En agosto pasado comenzó el vertido al Océano Pacífico de las aguas contaminadas/tratadas de la central nuclear japonesa de Fukushima. Fue solo un primer buche, equivalente a tres piscinas olímpicas, de un total de 500 piscinas. Está previsto que la descarga gradual concluya en 30 años.
Ocurre que en su apremio por apagar los reactores de la central nuclear, luego del accidente causado por el terremoto y el tsunami de marzo del 2011, Japón les arrojó cantidades de aguas de mar, que una vez contaminadas, fueron almacenadas en grandes tanques.
Ahora, una vez “tratadas”, esas aguas se vuelven a verter al mar, con el aval de la Organización Internacional de Energía Atómica de Naciones Unidas.
Países próximos al vertido, como China, no ocultan su disgusto. Dudan de la seguridad en la descontaminación pregonada. Temen particularmente a los altos niveles de tritio (isótopo radiactivo del hidrógeno) que, afirman los entendidos, el “tratamiento” solo ha morigerado. De ahí que considerar insignificantes los posibles efectos nocivos del vertido, para la vida en los mares y los humanos, es una ligereza supina.
Sorprende que la OIEA diera el placed para los vertidos, a sabiendas de que los mismos entrañan una violación de la Convención de las Naciones Unidas sobre el Derecho del Mar (Convemar, 1982), sección 5 (Arts. 207 y ss).
En el artículo 210/1, la Convemar muestra muy concretamente el compromiso de los Estados signatarios, a dictar leyes y reglamentos para “prevenir, reducir y controlar la contaminación del medio ambiente marino por vertimiento”.
Desgraciadamente, para muchos, ello no cuenta. Después de todo -razonarían-, eso de los mares como patrimonio de la humanidad fue ocurrencia rebelde de un expresidiario holandés del siglo XVII, Hugo Grocio, que se atrevió a desafiar nada menos que la bula Inter coetera (1493), del vice Cristo Alejandro VI ¿Cómo escapó con vida?
Procede pues apaciguar y encubrir con el silencio el peligro de la descarga. A fin de cuentas, una dosis de agua emponzoñada por el tritio, no viene nada mal a la “jungla”.
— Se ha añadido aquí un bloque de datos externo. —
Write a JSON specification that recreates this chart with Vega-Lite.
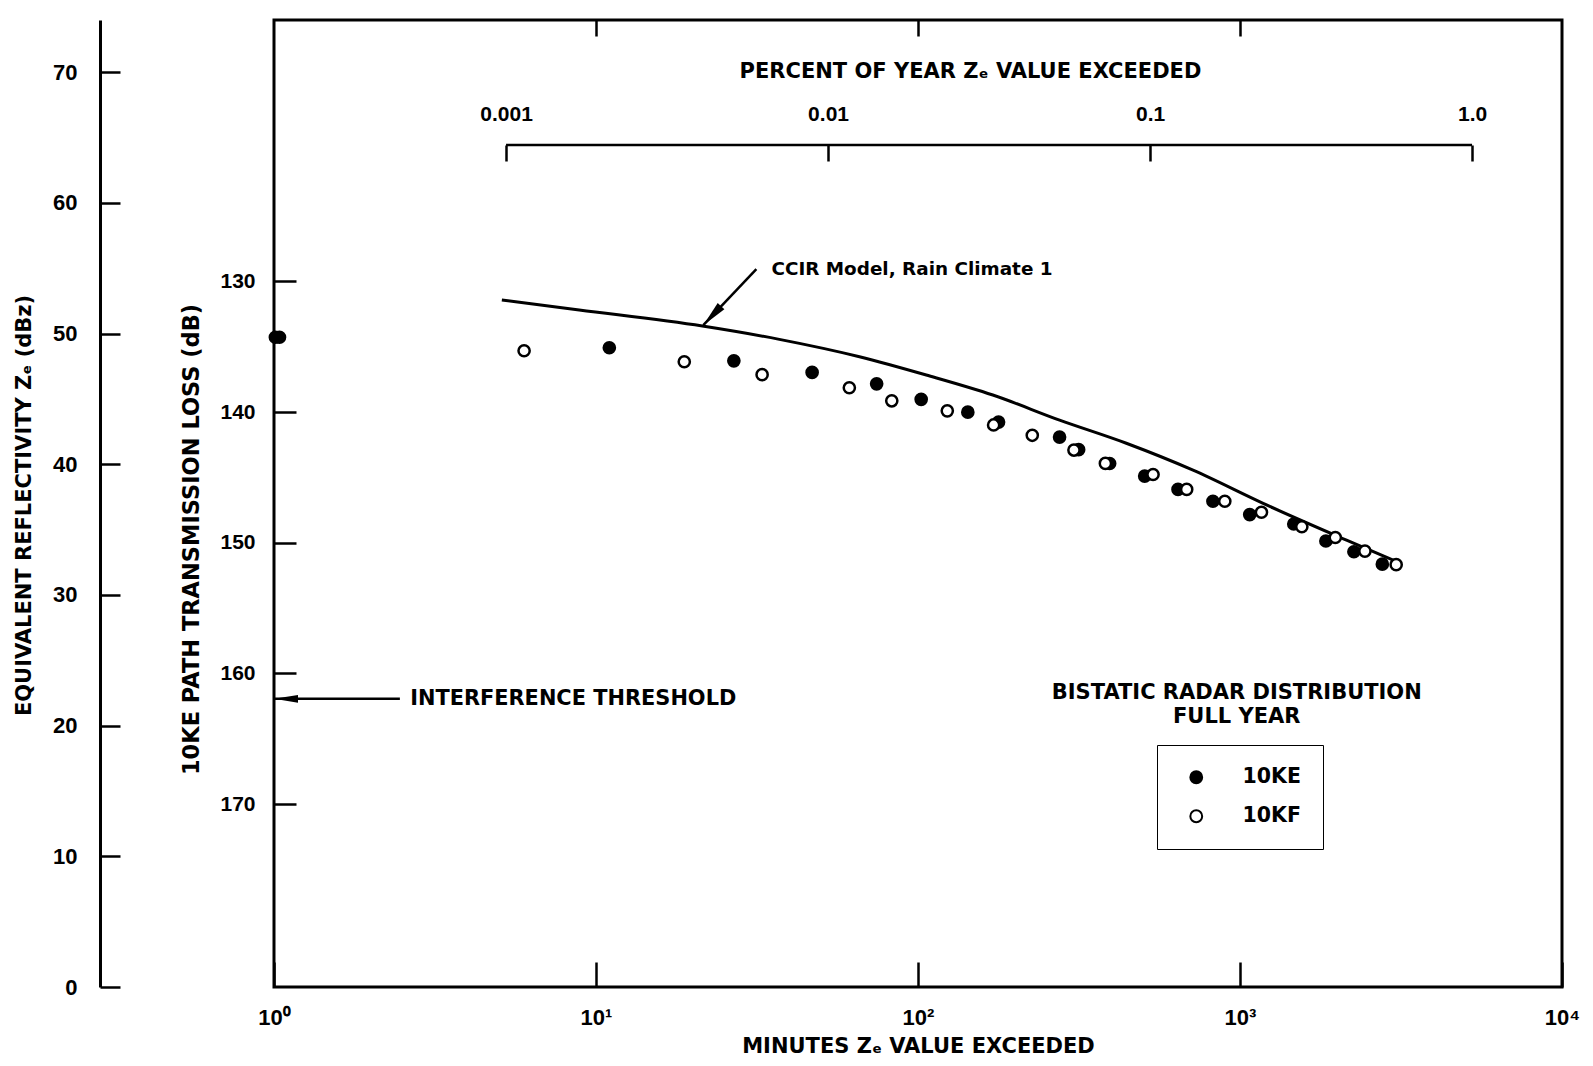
{
  "$schema": "https://vega.github.io/schema/vega-lite/v6.json",
  "width": 1288,
  "height": 967,
  "autosize": {"type": "none"},
  "padding": {"left": 274, "top": 20, "right": 31, "bottom": 79},
  "background": "white",
  "config": {
    "view": {"stroke": "black", "strokeWidth": 3},
    "font": "DejaVu Sans",
    "axis": {
      "grid": false,
      "domainColor": "black",
      "tickColor": "black",
      "labelColor": "black",
      "titleColor": "black",
      "labelFont": "Liberation Sans",
      "labelFontWeight": "bold",
      "labelFontSize": 21,
      "titleFont": "DejaVu Sans",
      "titleFontWeight": "bold",
      "titleFontSize": 21,
      "tickWidth": 2.5,
      "domainWidth": 3,
      "labelFlush": false,
      "labelOverlap": false
    }
  },
  "datasets": {
    "measured": [
      {"series": "10KE", "minutes": 1.01, "loss": 134.28},
      {"series": "10KE", "minutes": 1.04, "loss": 134.28},
      {"series": "10KE", "minutes": 11.0, "loss": 135.08},
      {"series": "10KE", "minutes": 26.8, "loss": 136.08},
      {"series": "10KE", "minutes": 46.9, "loss": 136.97},
      {"series": "10KE", "minutes": 74.4, "loss": 137.84},
      {"series": "10KE", "minutes": 102.3, "loss": 139.03},
      {"series": "10KE", "minutes": 142.8, "loss": 140.01},
      {"series": "10KE", "minutes": 177.9, "loss": 140.77},
      {"series": "10KE", "minutes": 275.2, "loss": 141.92},
      {"series": "10KE", "minutes": 315.4, "loss": 142.88},
      {"series": "10KE", "minutes": 393.7, "loss": 143.94},
      {"series": "10KE", "minutes": 505.8, "loss": 144.9},
      {"series": "10KE", "minutes": 642, "loss": 145.92},
      {"series": "10KE", "minutes": 824, "loss": 146.83},
      {"series": "10KE", "minutes": 1072, "loss": 147.85},
      {"series": "10KE", "minutes": 1469, "loss": 148.57},
      {"series": "10KE", "minutes": 1848, "loss": 149.87},
      {"series": "10KE", "minutes": 2258, "loss": 150.69},
      {"series": "10KE", "minutes": 2767, "loss": 151.64},
      {"series": "10KF", "minutes": 5.98, "loss": 135.31},
      {"series": "10KF", "minutes": 18.8, "loss": 136.15},
      {"series": "10KF", "minutes": 32.8, "loss": 137.14},
      {"series": "10KF", "minutes": 61.2, "loss": 138.14},
      {"series": "10KF", "minutes": 82.9, "loss": 139.14},
      {"series": "10KF", "minutes": 123.3, "loss": 139.91},
      {"series": "10KF", "minutes": 171.7, "loss": 140.99},
      {"series": "10KF", "minutes": 226.4, "loss": 141.78},
      {"series": "10KF", "minutes": 305, "loss": 142.91},
      {"series": "10KF", "minutes": 381.9, "loss": 143.93},
      {"series": "10KF", "minutes": 537, "loss": 144.78},
      {"series": "10KF", "minutes": 683, "loss": 145.92},
      {"series": "10KF", "minutes": 897, "loss": 146.83},
      {"series": "10KF", "minutes": 1166, "loss": 147.67},
      {"series": "10KF", "minutes": 1556, "loss": 148.78},
      {"series": "10KF", "minutes": 1977, "loss": 149.6},
      {"series": "10KF", "minutes": 2443, "loss": 150.64},
      {"series": "10KF", "minutes": 3055, "loss": 151.68}
    ],
    "ccir": [
      {"minutes": 5.1, "loss": 131.43},
      {"minutes": 8.87, "loss": 132.19},
      {"minutes": 21.4, "loss": 133.42},
      {"minutes": 37.1, "loss": 134.44},
      {"minutes": 65.8, "loss": 135.77},
      {"minutes": 106.1, "loss": 137.17},
      {"minutes": 170.8, "loss": 138.7},
      {"minutes": 275.2, "loss": 140.62},
      {"minutes": 443.6, "loss": 142.39},
      {"minutes": 714.8, "loss": 144.45},
      {"minutes": 1180, "loss": 146.99},
      {"minutes": 2142, "loss": 149.8},
      {"minutes": 2990, "loss": 151.33}
    ],
    "threshold": [{"minutes": 1.0, "minutes_end": 2.46, "loss": 161.95}],
    "threshold_note": [{"minutes": 2.647, "loss": 161.95, "label": "INTERFERENCE THRESHOLD"}],
    "ccir_arrow": [{"minutes": 31.48, "minutes_end": 21.54, "loss": 129.06, "loss_end": 133.35}],
    "ccir_note": [{"minutes": 35.05, "loss": 129.06, "label": "CCIR Model, Rain Climate 1"}],
    "legend_title": [
      {"minutes": 977, "loss": 161.5, "label": "BISTATIC RADAR DISTRIBUTION"},
      {"minutes": 977, "loss": 163.34, "label": "FULL YEAR"}
    ],
    "percent_bracket": [{"percent_from": 0.001, "percent_to": 1.0}]
  },
  "resolve": {
    "scale": {"x": "independent"},
    "axis": {"x": "independent", "y": "independent"}
  },
  "layer": [
    {
      "data": {"name": "ccir"},
      "mark": {"type": "line", "stroke": "black", "strokeWidth": 3, "interpolate": "monotone"},
      "encoding": {
        "x": {
          "field": "minutes", "type": "quantitative",
          "scale": {"type": "log", "domain": [1, 10000]},
          "axis": {"orient": "top", "values": [10, 100, 1000], "labels": false, "domain": false, "tickSize": -16, "title": null}
        },
        "y": {
          "field": "loss", "type": "quantitative",
          "scale": {"domain": [110, 184], "reverse": true, "nice": false, "zero": false},
          "axis": null
        }
      }
    },
    {
      "data": {"name": "measured"},
      "mark": {"type": "point", "filled": true, "size": 125, "stroke": "black", "strokeWidth": 2.5, "opacity": 1},
      "encoding": {
        "x": {
          "field": "minutes", "type": "quantitative",
          "scale": {"type": "log", "domain": [1, 10000]},
          "axis": {
            "orient": "bottom",
            "values": [1, 10, 100, 1000, 10000],
            "labelExpr": "'10' + ['⁰','¹','²','³','⁴'][round(log(datum.value)/LN10)]",
            "labelFontSize": 22,
            "tickSize": -25,
            "labelPadding": 45,
            "domain": false,
            "title": "MINUTES Zₑ VALUE EXCEEDED",
            "titleBaseline": "middle",
            "titleY": 59
          }
        },
        "y": {
          "field": "loss", "type": "quantitative",
          "scale": {"domain": [110, 184], "reverse": true, "nice": false, "zero": false},
          "axis": {
            "orient": "left",
            "values": [130, 140, 150, 160, 170],
            "tickSize": -22,
            "labelPadding": 41,
            "domain": false,
            "title": "10KE PATH TRANSMISSION LOSS (dB)",
            "titleFontSize": 22.5,
            "titleX": -83,
            "titleY": 519,
            "titleBaseline": "middle"
          }
        },
        "fill": {
          "field": "series", "type": "nominal",
          "scale": {"domain": ["10KE", "10KF"], "range": ["black", "white"]},
          "legend": {
            "title": null,
            "orient": "none",
            "legendX": 883,
            "legendY": 725,
            "padding": 22,
            "strokeColor": "black",
            "symbolType": "circle",
            "symbolSize": 140,
            "symbolStrokeColor": "black",
            "symbolStrokeWidth": 2,
            "symbolOffset": 7,
            "labelOffset": 36,
            "rowPadding": 18,
            "labelFont": "DejaVu Sans",
            "labelFontWeight": "bold",
            "labelFontSize": 20.5,
            "labelColor": "black",
            "encode": {"legend": {"update": {"strokeWidth": {"value": 2.5}}}}
          }
        }
      }
    },
    {
      "data": {"name": "threshold"},
      "mark": {"type": "rule", "stroke": "black", "strokeWidth": 2.5},
      "encoding": {
        "x": {"field": "minutes", "type": "quantitative", "scale": {"type": "log", "domain": [1, 10000]}, "axis": null},
        "x2": {"field": "minutes_end"},
        "y": {
          "field": "loss", "type": "quantitative",
          "scale": {"domain": [110, 184], "reverse": true, "nice": false, "zero": false},
          "axis": {
            "orient": "left",
            "offset": 174,
            "values": [114, 124, 134, 144, 154, 164, 174, 184],
            "labelExpr": "format(184 - datum.value, 'd')",
            "labelFontSize": 22,
            "tickSize": -20,
            "labelPadding": 43,
            "domain": true,
            "domainWidth": 3,
            "title": "EQUIVALENT REFLECTIVITY Zₑ (dBz)",
            "titleX": -76,
            "titleY": 485,
            "titleBaseline": "middle"
          }
        }
      }
    },
    {
      "data": {"name": "threshold"},
      "mark": {"type": "point", "shape": "M0,0L0.33,2L-0.33,2Z", "size": 576, "filled": true, "fill": "black", "opacity": 1, "angle": 270},
      "encoding": {
        "x": {"field": "minutes", "type": "quantitative", "scale": {"type": "log", "domain": [1, 10000]}, "axis": null},
        "y": {"field": "loss", "type": "quantitative", "scale": {"domain": [110, 184], "reverse": true, "nice": false, "zero": false}, "axis": null}
      }
    },
    {
      "data": {"name": "threshold_note"},
      "mark": {"type": "text", "align": "left", "baseline": "middle", "font": "DejaVu Sans", "fontWeight": "bold", "fontSize": 20.9, "fill": "black"},
      "encoding": {
        "x": {"field": "minutes", "type": "quantitative", "scale": {"type": "log", "domain": [1, 10000]}, "axis": null},
        "y": {"field": "loss", "type": "quantitative", "scale": {"domain": [110, 184], "reverse": true, "nice": false, "zero": false}, "axis": null},
        "text": {"field": "label"}
      }
    },
    {
      "data": {"name": "ccir_arrow"},
      "mark": {"type": "rule", "stroke": "black", "strokeWidth": 2.5},
      "encoding": {
        "x": {"field": "minutes", "type": "quantitative", "scale": {"type": "log", "domain": [1, 10000]}, "axis": null},
        "x2": {"field": "minutes_end"},
        "y": {"field": "loss", "type": "quantitative", "scale": {"domain": [110, 184], "reverse": true, "nice": false, "zero": false}, "axis": null},
        "y2": {"field": "loss_end"}
      }
    },
    {
      "data": {"name": "ccir_arrow"},
      "mark": {"type": "point", "shape": "M0,0L0.35,2L-0.35,2Z", "size": 676, "filled": true, "fill": "black", "opacity": 1, "angle": 223},
      "encoding": {
        "x": {"field": "minutes_end", "type": "quantitative", "scale": {"type": "log", "domain": [1, 10000]}, "axis": null},
        "y": {"field": "loss_end", "type": "quantitative", "scale": {"domain": [110, 184], "reverse": true, "nice": false, "zero": false}, "axis": null}
      }
    },
    {
      "data": {"name": "ccir_note"},
      "mark": {"type": "text", "align": "left", "baseline": "middle", "font": "DejaVu Sans", "fontWeight": "bold", "fontSize": 18.4, "fill": "black"},
      "encoding": {
        "x": {"field": "minutes", "type": "quantitative", "scale": {"type": "log", "domain": [1, 10000]}, "axis": null},
        "y": {"field": "loss", "type": "quantitative", "scale": {"domain": [110, 184], "reverse": true, "nice": false, "zero": false}, "axis": null},
        "text": {"field": "label"}
      }
    },
    {
      "data": {"name": "legend_title"},
      "mark": {"type": "text", "align": "center", "baseline": "middle", "font": "DejaVu Sans", "fontWeight": "bold", "fontSize": 21, "fill": "black"},
      "encoding": {
        "x": {"field": "minutes", "type": "quantitative", "scale": {"type": "log", "domain": [1, 10000]}, "axis": null},
        "y": {"field": "loss", "type": "quantitative", "scale": {"domain": [110, 184], "reverse": true, "nice": false, "zero": false}, "axis": null},
        "text": {"field": "label"}
      }
    },
    {
      "data": {"name": "percent_bracket"},
      "mark": {"type": "rule", "stroke": "black", "strokeWidth": 2.5},
      "encoding": {
        "x": {
          "field": "percent_from", "type": "quantitative",
          "scale": {"type": "log", "domain": [0.000190259, 1.90259]},
          "axis": {
            "orient": "top",
            "offset": -125,
            "values": [0.001, 0.01, 0.1, 1],
            "labelExpr": "datum.value >= 1 ? '1.0' : '' + datum.value",
            "tickSize": -16,
            "labelPadding": 37,
            "domain": false,
            "title": "PERCENT OF YEAR Zₑ VALUE EXCEEDED",
            "titleX": 696,
            "titleY": -74,
            "titleBaseline": "middle"
          }
        },
        "x2": {"field": "percent_to"},
        "y": {"datum": 119.57, "type": "quantitative", "scale": {"domain": [110, 184], "reverse": true, "nice": false, "zero": false}, "axis": null}
      }
    }
  ]
}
Obvio: si el riesgo de la contaminación apuntara a todos los países por igual, otro sería el tipómetro. Es la vigencia infamante del doble rasero a la hora de juzgar conflictos internacionales.
A propósito, piénsese en la sesuda taxonomía (“jardín” y “jungla”) del Alto (muy alto) Representante de la Unión Europea para Asuntos Exteriores y Políticas de Seguridad, y vicepresidente de la Comisión Europea, Su Excelencia Josep Borrell….
Japón es un país afín al “jardín”. Se advierte que si el vaciado fuese obra de un país de la “jungla”, como China o Irán, por ejemplo, el escándalo no solo sería ensordecedor; también habría sanciones por la violación flagrante de la Convemar; pacto que, por cierto, en más de 40 años USA se ha negado a ratificar ¿Prefiere un mar sin reglas internacionales, o trata de imponer las suyas?
Si la descontaminación de las aguas de Fukushima es segura, confiable, como sostienen Japón y sus relacionados, ¿por qué no las usa el mismo Japón que las produjo? ¿Por qué poner en riesgo el mar de todos? ¿Por qué una duración de 30 años en verter aguas sanas al océano? No embona.
Es la desigualdad de siempre. Mientras la central atómica estuvo funcionando, el beneficio era de un Japón del primer mundo; pero a la hora de pagar los platos rotos, los sin culpa y sin beneficio estamos expuestos a las consecuencias dañinas de sus actos.